▶ Data block:
* * * *

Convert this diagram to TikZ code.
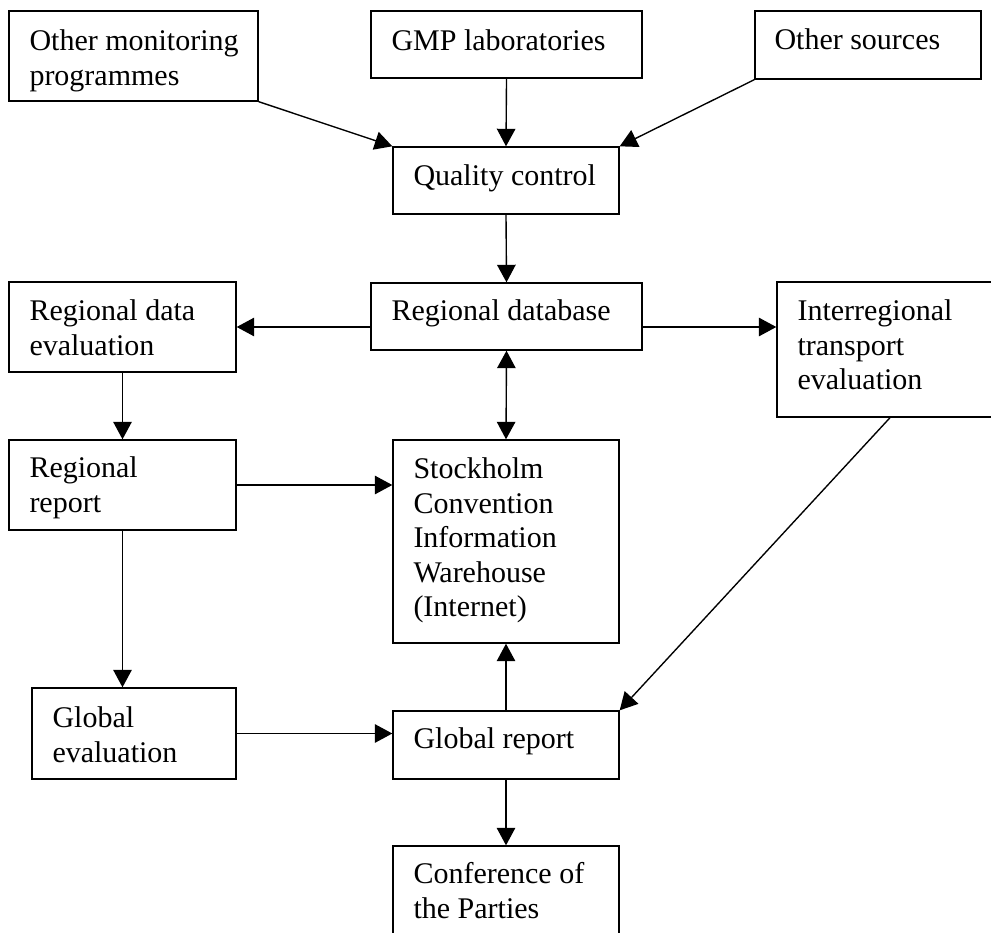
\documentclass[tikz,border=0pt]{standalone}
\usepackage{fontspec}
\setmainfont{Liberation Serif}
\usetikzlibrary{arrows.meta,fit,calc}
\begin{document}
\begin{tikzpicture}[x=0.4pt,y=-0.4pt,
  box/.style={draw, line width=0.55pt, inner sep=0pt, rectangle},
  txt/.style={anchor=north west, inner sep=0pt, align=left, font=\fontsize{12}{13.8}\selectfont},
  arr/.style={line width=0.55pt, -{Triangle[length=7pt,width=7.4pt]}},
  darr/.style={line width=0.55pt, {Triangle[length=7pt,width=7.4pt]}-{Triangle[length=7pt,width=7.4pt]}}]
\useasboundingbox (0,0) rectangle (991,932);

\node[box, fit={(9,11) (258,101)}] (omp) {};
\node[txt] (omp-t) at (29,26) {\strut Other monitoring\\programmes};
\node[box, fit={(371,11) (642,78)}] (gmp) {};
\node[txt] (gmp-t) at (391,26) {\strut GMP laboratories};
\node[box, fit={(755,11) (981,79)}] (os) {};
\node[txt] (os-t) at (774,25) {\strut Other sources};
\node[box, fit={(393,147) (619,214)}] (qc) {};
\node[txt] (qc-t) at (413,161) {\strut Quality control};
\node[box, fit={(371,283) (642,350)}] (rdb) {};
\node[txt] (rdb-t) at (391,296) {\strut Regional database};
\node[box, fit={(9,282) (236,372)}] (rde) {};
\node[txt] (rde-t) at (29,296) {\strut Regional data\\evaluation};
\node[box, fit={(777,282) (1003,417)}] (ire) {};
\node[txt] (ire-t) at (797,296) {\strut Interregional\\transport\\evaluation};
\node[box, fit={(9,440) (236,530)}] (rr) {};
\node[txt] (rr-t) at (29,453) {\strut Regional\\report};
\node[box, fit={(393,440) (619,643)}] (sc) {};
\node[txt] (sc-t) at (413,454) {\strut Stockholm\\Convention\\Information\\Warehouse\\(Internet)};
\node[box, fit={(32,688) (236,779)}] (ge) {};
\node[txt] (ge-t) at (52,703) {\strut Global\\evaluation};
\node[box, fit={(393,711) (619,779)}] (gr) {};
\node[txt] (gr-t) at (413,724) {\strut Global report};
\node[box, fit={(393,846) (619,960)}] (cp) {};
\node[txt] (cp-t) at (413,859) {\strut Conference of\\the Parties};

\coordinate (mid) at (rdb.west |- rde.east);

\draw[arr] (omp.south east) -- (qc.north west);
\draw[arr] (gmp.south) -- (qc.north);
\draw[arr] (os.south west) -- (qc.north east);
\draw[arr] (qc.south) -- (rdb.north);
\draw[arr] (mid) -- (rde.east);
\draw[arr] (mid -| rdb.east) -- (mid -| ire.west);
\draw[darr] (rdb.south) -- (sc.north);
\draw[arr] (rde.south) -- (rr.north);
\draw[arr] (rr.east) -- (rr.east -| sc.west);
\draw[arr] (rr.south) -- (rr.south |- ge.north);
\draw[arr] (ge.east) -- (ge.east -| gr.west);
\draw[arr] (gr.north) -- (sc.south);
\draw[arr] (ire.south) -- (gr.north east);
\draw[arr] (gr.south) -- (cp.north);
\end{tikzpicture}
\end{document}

* * * *

▶ What you need to do:
Reproduce the listing above exactly, excluding all pictures.

▶ Correct response:
Convert this diagram to TikZ code.
\documentclass[tikz,border=0pt]{standalone}
\usepackage{fontspec}
\setmainfont{Liberation Serif}
\usetikzlibrary{arrows.meta,fit,calc}
\begin{document}
\begin{tikzpicture}[x=0.4pt,y=-0.4pt,
  box/.style={draw, line width=0.55pt, inner sep=0pt, rectangle},
  txt/.style={anchor=north west, inner sep=0pt, align=left, font=\fontsize{12}{13.8}\selectfont},
  arr/.style={line width=0.55pt, -{Triangle[length=7pt,width=7.4pt]}},
  darr/.style={line width=0.55pt, {Triangle[length=7pt,width=7.4pt]}-{Triangle[length=7pt,width=7.4pt]}}]
\useasboundingbox (0,0) rectangle (991,932);

\node[box, fit={(9,11) (258,101)}] (omp) {};
\node[txt] (omp-t) at (29,26) {\strut Other monitoring\\programmes};
\node[box, fit={(371,11) (642,78)}] (gmp) {};
\node[txt] (gmp-t) at (391,26) {\strut GMP laboratories};
\node[box, fit={(755,11) (981,79)}] (os) {};
\node[txt] (os-t) at (774,25) {\strut Other sources};
\node[box, fit={(393,147) (619,214)}] (qc) {};
\node[txt] (qc-t) at (413,161) {\strut Quality control};
\node[box, fit={(371,283) (642,350)}] (rdb) {};
\node[txt] (rdb-t) at (391,296) {\strut Regional database};
\node[box, fit={(9,282) (236,372)}] (rde) {};
\node[txt] (rde-t) at (29,296) {\strut Regional data\\evaluation};
\node[box, fit={(777,282) (1003,417)}] (ire) {};
\node[txt] (ire-t) at (797,296) {\strut Interregional\\transport\\evaluation};
\node[box, fit={(9,440) (236,530)}] (rr) {};
\node[txt] (rr-t) at (29,453) {\strut Regional\\report};
\node[box, fit={(393,440) (619,643)}] (sc) {};
\node[txt] (sc-t) at (413,454) {\strut Stockholm\\Convention\\Information\\Warehouse\\(Internet)};
\node[box, fit={(32,688) (236,779)}] (ge) {};
\node[txt] (ge-t) at (52,703) {\strut Global\\evaluation};
\node[box, fit={(393,711) (619,779)}] (gr) {};
\node[txt] (gr-t) at (413,724) {\strut Global report};
\node[box, fit={(393,846) (619,960)}] (cp) {};
\node[txt] (cp-t) at (413,859) {\strut Conference of\\the Parties};

\coordinate (mid) at (rdb.west |- rde.east);

\draw[arr] (omp.south east) -- (qc.north west);
\draw[arr] (gmp.south) -- (qc.north);
\draw[arr] (os.south west) -- (qc.north east);
\draw[arr] (qc.south) -- (rdb.north);
\draw[arr] (mid) -- (rde.east);
\draw[arr] (mid -| rdb.east) -- (mid -| ire.west);
\draw[darr] (rdb.south) -- (sc.north);
\draw[arr] (rde.south) -- (rr.north);
\draw[arr] (rr.east) -- (rr.east -| sc.west);
\draw[arr] (rr.south) -- (rr.south |- ge.north);
\draw[arr] (ge.east) -- (ge.east -| gr.west);
\draw[arr] (gr.north) -- (sc.south);
\draw[arr] (ire.south) -- (gr.north east);
\draw[arr] (gr.south) -- (cp.north);
\end{tikzpicture}
\end{document}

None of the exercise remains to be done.